Examples of configuration files for OAR are available for all use cases:

Recent versions of OAR enable to take advantage of the elastic and fault-tolerant sides of Melissa via advanced functionalities such as best effort, moldable and container jobs.


With OAR, the user must pay attention to the resource hierarchy rules. For instance if for the server job, the user needs one host, two gpus with one core each, the launcher should be configured as follows: "scheduler_arg_server": "host=1/gpu=2/core=1".

OAR hybrid

The oar-hybrid scheduler is indirect too. Its particularity is to request a job container capable to run the server and n1 concurrent clients. One client job every n2 submissions, is submitted on the besteffort queue. Since the job container has its own inner job queue, job monitoring, cancellation and submission request are made to the scheduler.

The container is parametrized with the following options:

 "launcher_config": {
    "scheduler": "oar-hybrid",
    "container_max_number_of_clients": n1,                         #int
    "besteffort_allocation_frequency": n2,                         # int
    "scheduler_arg_container": "<scheduler-options-for-container>" # List[str]

An example of configuration file for oar-hybrid is available for heat-pde-sa: config_oar.json.

This scheduling strategy was proposed in the frame of the REGALE project. Its main objective is to naturally adapt Melissa job submission behavior to the cluster's level of occupancy by dynamically filling empty resources.


The basic slurm scheduler is indirect. It submits sbatch.<uid>.sh scripts to Slurm with sbatch and handles job monitoring/cancellation via calls to sacct and scancel.

Examples of configuration files for Slurm are available for these use cases:


A virtual cluster equipped with Slurm can be built locally by following the Virtual Cluster tutorial.

Slurm OpenMPI

The slurm-openmpi scheduler is indirect. It submits sbatch.<uid>.sh scripts to Slurm with sbatch and handles job monitoring/cancellation via calls to sacct and scancel.

By substituting the srun heterogeneous syntax with the mpirun MPMD syntax, this scheduler enables to launch groups of size greater than unity when srun heterogeneous job submission is not supported.

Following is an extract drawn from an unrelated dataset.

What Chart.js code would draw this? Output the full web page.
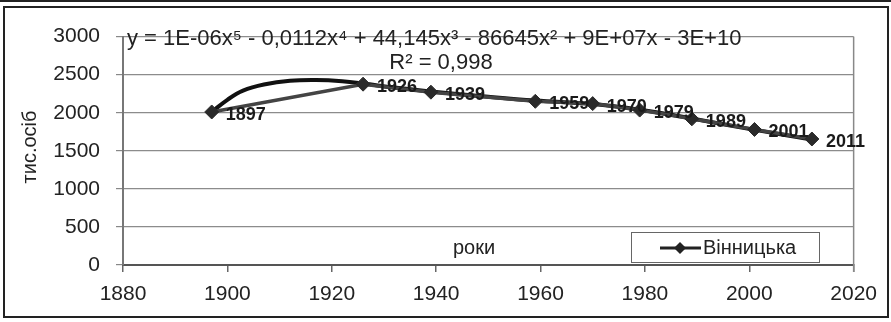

To ensure full flexibility, the total number of tasks is not derived automatically. Making sure group_size, #SBATCH --ntasks and mpirun -n are consistent is the user's responsibility.

An example of configuration file for slurm-openmpi is available for heat-pde-sa: config_slurm.json.

Slurm global

The slurm-global scheduler is direct. It first requests an heterogeneous pre-allocation for the server and the clients. Jobs are then submitted on their dedicated partition via srun --het-group=<het-group-id> based Python subprocesses. State monitoring and cancellation are performed in a direct way.

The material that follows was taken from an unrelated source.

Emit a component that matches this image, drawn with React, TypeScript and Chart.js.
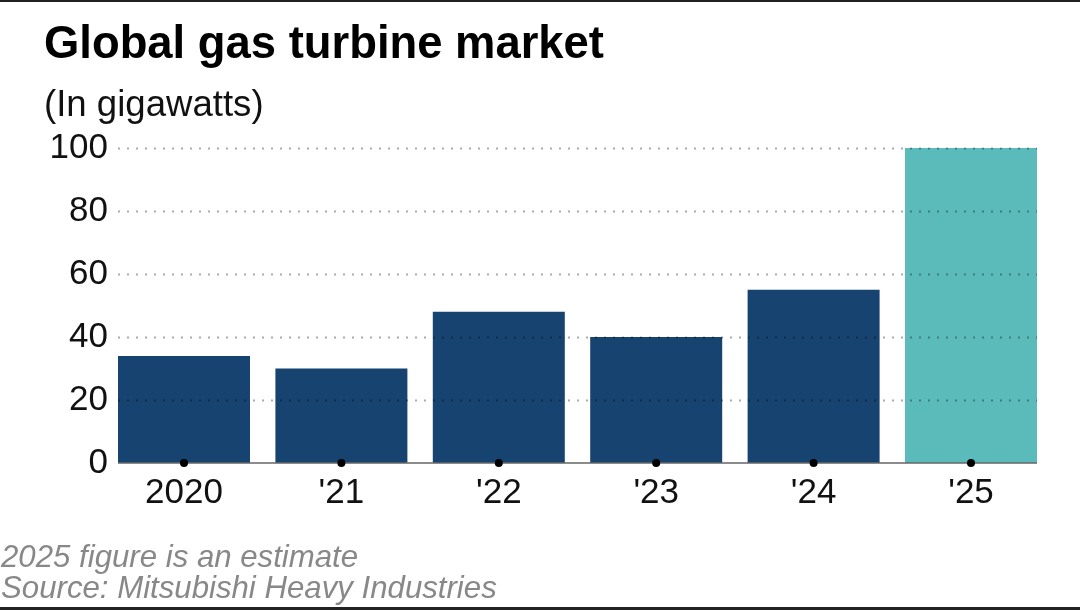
import React, { useEffect, useRef } from "react";
import { Chart, registerables } from "chart.js";

Chart.register(...registerables);

const categories = ["2020", "'21", "'22", "'23", "'24", "'25"];
const values = [34, 30, 48, 40, 55, 100];
const isEstimate = [false, false, false, false, false, true];
const yTicks = [0, 20, 40, 60, 80, 100];

const ACTUAL_COLOR = "#16436f";
const ESTIMATE_COLOR = "#5bbbba";
const FONT = "'Liberation Sans', Arial, Helvetica, sans-serif";

const overlayPlugin = {
  id: "overlay",
  afterDatasetsDraw(chart: any) {
    const { ctx, chartArea, scales } = chart;
    const x = scales.x;
    const y = scales.y;
    const meta = chart.getDatasetMeta(0);
    const half = meta.data.length ? meta.data[0].width / 2 : 0;
    const left = chartArea.left - half;
    const right = chartArea.right + half;
    ctx.save();
    // dotted gridlines drawn over the bars
    ctx.strokeStyle = "rgba(0,0,0,0.33)";
    ctx.lineWidth = 2;
    ctx.setLineDash([2, 7]);
    y.ticks.forEach((t: any) => {
      if (t.value === 0) return;
      const py = Math.round(y.getPixelForValue(t.value)) + 0.5;
      ctx.beginPath();
      ctx.moveTo(left, py);
      ctx.lineTo(right, py);
      ctx.stroke();
    });
    ctx.setLineDash([]);
    // baseline
    const y0 = y.getPixelForValue(0);
    ctx.strokeStyle = "#666";
    ctx.lineWidth = 1.5;
    ctx.beginPath();
    ctx.moveTo(left, y0);
    ctx.lineTo(right, y0);
    ctx.stroke();
    // category dots
    ctx.fillStyle = "#000";
    categories.forEach((_, i) => {
      const px = x.getPixelForValue(i);
      ctx.beginPath();
      ctx.arc(px, y0, 4, 0, Math.PI * 2);
      ctx.fill();
    });
    ctx.restore();
  },
};

function GasTurbineChart() {
  const ref = useRef<HTMLCanvasElement>(null);
  useEffect(() => {
    if (!ref.current) return;
    const chart = new Chart(ref.current, {
      type: "bar",
      data: {
        labels: categories,
        datasets: [
          {
            data: values,
            backgroundColor: isEstimate.map((e) => (e ? ESTIMATE_COLOR : ACTUAL_COLOR)),
            borderWidth: 0,
            barPercentage: 0.8386,
            categoryPercentage: 1,
            clip: false as any,
          },
        ],
      },
      options: {
        responsive: false,
        animation: false,
        devicePixelRatio: 1,
        layout: { padding: { top: 148, right: 109, bottom: 97, left: 0 } },
        plugins: {
          legend: { display: false },
          tooltip: { enabled: false },
          title: { display: false },
        },
        scales: {
          x: {
            type: "category",
            offset: false,
            grid: { display: false, drawTicks: false },
            border: { display: false },
            ticks: {
              color: "#111",
              font: { family: FONT, size: 35, lineHeight: 1.2 },
              padding: 9,
              maxRotation: 0,
              autoSkip: false,
            },
            afterFit: (s: any) => {
              s.height = 50;
            },
          },
          y: {
            min: yTicks[0],
            max: yTicks[yTicks.length - 1],
            grid: { display: false, drawTicks: false },
            border: { display: false },
            ticks: {
              stepSize: yTicks[1] - yTicks[0],
              color: "#111",
              font: { family: FONT, size: 35 },
              padding: 76,
            },
            afterFit: (s: any) => {
              s.width = 184;
            },
          },
        },
      },
      plugins: [overlayPlugin],
    });
    return () => chart.destroy();
  }, []);

  return (
    <div
      style={{
        position: "fixed",
        left: 0,
        top: 0,
        width: 1080,
        height: 610,
        background: "#fff",
        overflow: "hidden",
        fontFamily: FONT,
      }}
    >
      <div style={{ position: "absolute", left: 0, top: 0, width: 1080, height: 2, background: "#222" }} />
      <div style={{ position: "absolute", left: 0, top: 607, width: 1080, height: 3, background: "#222" }} />
      <canvas
        ref={ref}
        width={1080}
        height={610}
        style={{ position: "absolute", left: 0, top: 0, width: 1080, height: 610 }}
      />
      <div
        style={{
          position: "absolute",
          left: 44,
          top: 20,
          fontSize: 45.4,
          lineHeight: "45px",
          fontWeight: "bold",
          color: "#000",
          whiteSpace: "nowrap",
        }}
      >
        Global gas turbine market
      </div>
      <div
        style={{
          position: "absolute",
          left: 44,
          top: 86,
          fontSize: 36.6,
          lineHeight: "36px",
          color: "#111",
          whiteSpace: "nowrap",
        }}
      >
        (In gigawatts)
      </div>
      <div
        style={{
          position: "absolute",
          left: 1,
          top: 541,
          fontSize: 31.2,
          lineHeight: "31px",
          fontStyle: "italic",
          color: "#888",
          whiteSpace: "nowrap",
        }}
      >
        2025 figure is an estimate
      </div>
      <div
        style={{
          position: "absolute",
          left: 1,
          top: 572,
          fontSize: 31.2,
          lineHeight: "31px",
          fontStyle: "italic",
          color: "#888",
          whiteSpace: "nowrap",
        }}
      >
        Source: Mitsubishi Heavy Industries
      </div>
    </div>
  );
}

export default function App() {
  return <GasTurbineChart />;
}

Such heterogeneous allocation must be requested as follows:


Where, for a CPU & GPU allocation, would look as follows:

#SBATCH --job-name=global
# CPU options (default het-group)
#SBATCH --nodes=X
#SBATCH --ntasks-per-node=XX
#SBATCH hetjob
# GPU options (het-group 1)
#SBATCH --nodes=Y
#SBATCH --ntasks-per-node=YY
#SBATCH --gres=gpu:YY

exec melissa-launcher --config_name /path/to/use-case/config_<scheduler>

The launcher configuration should include the following options:

"scheduler-arg-client": ["--ntasks=xx", "--het-group=0", "--time=HH:MM:SS"],
"scheduler-arg-server": ["--ntasks=yy", "--het-group=1", "--time=HH:MM:SS"]
where xx and yy are fractions of XX and YY.

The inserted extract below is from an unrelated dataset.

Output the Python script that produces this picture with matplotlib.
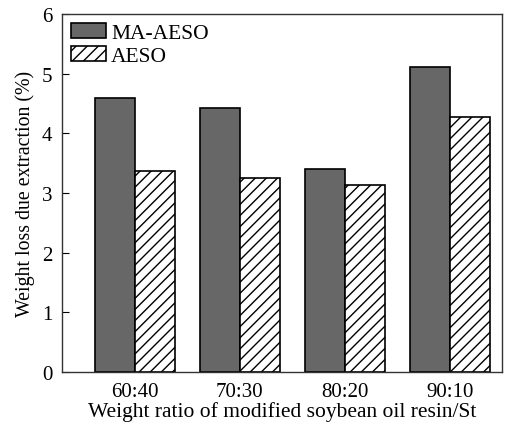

In this configuration, the launcher does not run on the frontend node.


Some clusters do not support partition based heterogeneous submissions. In this case, the slurm-semiglobal strategy should be preferred.

Slurm semi-global

The slurm-semiglobal scheduler is hybrid which means that the server is treated indirectly while clients are treated directly. It first requests a pre-allocation for the launcher and the clients. Jobs are then submitted to the batch scheduler for the server or directly inside the allocation for the clients.

For this scheduling strategy, the launcher must be started as the main process of the client allocation:


Where, for a CPU allocation, would look as follows:

#SBATCH --job-name=semi-global
#SBATCH --output=melissa-launcher.out
#SBATCH --nodes=X
#SBATCH --ntasks-per-node=XX

exec melissa-launcher --config_name /path/to/use-case/config_<scheduler>

The launcher configuration should include the following options:

"scheduler-arg-client": ["--ntasks=xx", "--time=HH:MM:SS", "--exclusive"],
"scheduler-arg-server": ["--ntasks=yy", "--time=HH:MM:SS"],
"job_limit": N,
"timer_delay": T
where job_limit corresponds to the total number of client jobs the allocation can hold at the same time and xx is a fraction of XX.

An example of configuration file for slurm-semiglobal is available for heat-pde-dl: config_slurm.json.


In this configuration, the server job state is monitored via life signal only (i.e. via PING messages).


The basic openmpi scheduler is direct and was originally designed for local execution.

Examples of configuration files for OpenMPI are available for all use cases:

With this scheduling strategy, optimal performances are guaranteed only if the job_limit and timer_delay are properly set. On the contrary, if the user wants to overload their processing elements, the --oversubscribe option can be used.